── Material

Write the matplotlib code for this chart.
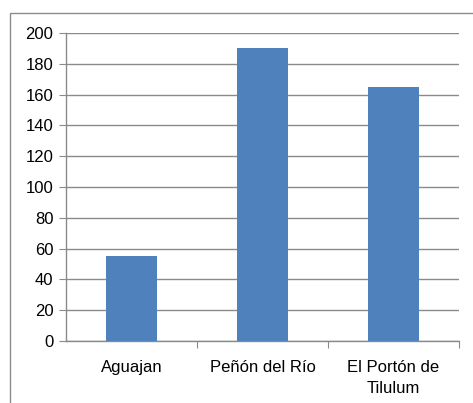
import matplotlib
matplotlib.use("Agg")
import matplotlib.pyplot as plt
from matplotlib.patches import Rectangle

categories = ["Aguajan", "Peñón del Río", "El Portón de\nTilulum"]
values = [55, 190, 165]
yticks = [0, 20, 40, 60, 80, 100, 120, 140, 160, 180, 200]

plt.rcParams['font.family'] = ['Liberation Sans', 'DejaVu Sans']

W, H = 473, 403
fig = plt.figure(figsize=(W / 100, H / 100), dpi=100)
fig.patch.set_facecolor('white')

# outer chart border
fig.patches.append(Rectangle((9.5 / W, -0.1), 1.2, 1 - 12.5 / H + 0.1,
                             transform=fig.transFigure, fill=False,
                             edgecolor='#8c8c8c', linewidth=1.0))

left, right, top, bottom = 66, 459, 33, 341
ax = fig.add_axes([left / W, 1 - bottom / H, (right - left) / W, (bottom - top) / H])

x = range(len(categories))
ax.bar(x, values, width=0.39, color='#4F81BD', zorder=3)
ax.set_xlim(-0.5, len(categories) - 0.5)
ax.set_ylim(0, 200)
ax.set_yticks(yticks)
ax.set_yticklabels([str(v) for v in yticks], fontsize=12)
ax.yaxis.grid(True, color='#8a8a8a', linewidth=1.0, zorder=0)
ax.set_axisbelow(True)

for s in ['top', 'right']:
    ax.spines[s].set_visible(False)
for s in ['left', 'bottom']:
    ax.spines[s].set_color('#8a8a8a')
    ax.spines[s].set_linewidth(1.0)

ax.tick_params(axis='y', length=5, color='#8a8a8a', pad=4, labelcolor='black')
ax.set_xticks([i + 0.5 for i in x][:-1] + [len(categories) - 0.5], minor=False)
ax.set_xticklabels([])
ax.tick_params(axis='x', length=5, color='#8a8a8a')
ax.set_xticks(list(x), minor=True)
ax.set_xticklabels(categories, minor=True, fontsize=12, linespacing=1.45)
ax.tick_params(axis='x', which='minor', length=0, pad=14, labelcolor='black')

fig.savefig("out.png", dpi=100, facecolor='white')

────

**Work to do**
Tell how many lines above contain the word "matplotlib". Give the number alone.

**The reply**
5